Last night on Newsnight, Dean Godson of the think tank Policy Exchange accused me personally (watch it here) of making a "disastrous editorial misjudgement" and of "appalling stewardship of Newsnight". I think I should respond to that.
Mr Godson was responding to Richard Watson's investigation (watch it here) into Policy Exchange's recent report - entitled "The Hijacking of British Islam" - which accused several leading mosques of selling extremist literature.
In October Newsnight had been due to run an exclusive report on the findings and Policy Exchange had given us the receipts to corroborate their claim that a quarter of the 100 mosques their researchers had visited were selling hate literature.

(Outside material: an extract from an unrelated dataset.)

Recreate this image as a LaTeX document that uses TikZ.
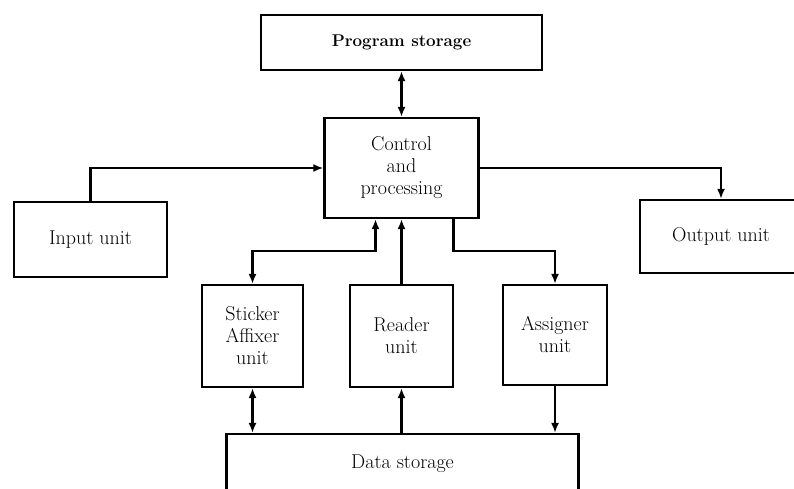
\documentclass[tikz,border=0pt]{standalone}
\usepackage{fontspec}
\usepackage{tikz}
\usetikzlibrary{positioning,arrows.meta}

\begin{document}
\begin{tikzpicture}[
  x=1pt, y=-1pt,
  box/.style={draw, line width=2.2pt, align=center, inner sep=0pt, font=\fontsize{20}{22}\selectfont},
  arrow/.style={-{Latex[length=10pt,width=8pt]}, line width=2.2pt},
  both/.style={{Latex[length=10pt,width=8pt]}-{Latex[length=10pt,width=8pt]}, line width=2.2pt}
]
\useasboundingbox (0,0) rectangle (794,489);
\clip (0,0) rectangle (794,489);

\node[box, minimum width=281pt, minimum height=55pt, font=\fontsize{17}{22}\selectfont\bfseries] (prog) at (401.5,42.5) {Program storage};
\node[box, minimum width=154pt, minimum height=100pt] (ctrl) at (401.5,168) {Control\\and\\processing};
\node[box, minimum width=153pt, minimum height=75pt] (input) at (90.5,239.5) {Input unit};
\node[box, minimum width=162pt, minimum height=73pt] (output) at (721,236.5) {Output unit};
\node[box, minimum width=101pt, minimum height=102pt] (sticker) at (252.5,336) {Sticker\\Affixer\\unit};
\node[box, minimum width=103pt, minimum height=102pt] (reader) at (401.5,336) {Reader\\unit};
\node[box, minimum width=104pt, minimum height=100pt] (assigner) at (555,335) {Assigner\\unit};
\node[box, minimum width=352pt, minimum height=60pt] (data) at (402.5,464) {Data storage};

\draw[both] (prog.south) -- (prog.south |- ctrl.north);
\draw[arrow] (input.north) |- (ctrl.west);
\draw[arrow] (ctrl.east) -| (output.north);
\draw[both] (sticker.north) -- ++(0,-33) -| ([xshift=-26pt]ctrl.south);
\draw[arrow] (reader.north) -- (reader.north |- ctrl.south);
\draw[arrow] ([xshift=52pt]ctrl.south) -- ++(0,32) -| (assigner.north);
\draw[both] (sticker.south) -- (sticker.south |- data.north);
\draw[arrow] (reader.south |- data.north) -- (reader.south);
\draw[arrow] (assigner.south) -- (assigner.south |- data.north);
\end{tikzpicture}
\end{document}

On the planned day of broadcast our reporter Richard Watson came to me and said he had a problem. He had put the claim and shown a receipt to one of the mosques mentioned in the report - The Muslim Cultural Heritage Centre in London. They had immediately denied selling the book and said the receipt was not theirs.
We decided to look at the rest of the receipts and quickly identified five of the 25 which looked suspicious. They appeared to have been created on a home computer, rather than printed professionally as you would expect. The printed names and addresses of some of the mosques contained simple errors and two of the receipts purportedly from different mosques appeared to have been written by the same hand.
I spoke to Policy Exchange to try to clear up these discrepancies but in the end I decided not to run the report. This is not because I "bottled" it as Mr Godson suggests, but because I did not have the necessary level of confidence in the evidence presented.
In the days that followed we focused further on the five receipts about which we had concerns and eventually asked a forensic scientist to analyse them. This is what we found.
1. In all five cases the mosques involved said the receipts did not belong to them.
2. The expert analysis showed that all five had been printed on an inkjet printer - suggesting they were created on a PC.
3. The analysis found "strong evidence" that two of the receipts were written by the same person.
4. The analysis found that one of the receipts had been written out while resting on another receipt said to be from a mosque 40 miles away.
Mr Godson says he stands by his report 100%. I also stand by our report 100%. I don't think we can both be right.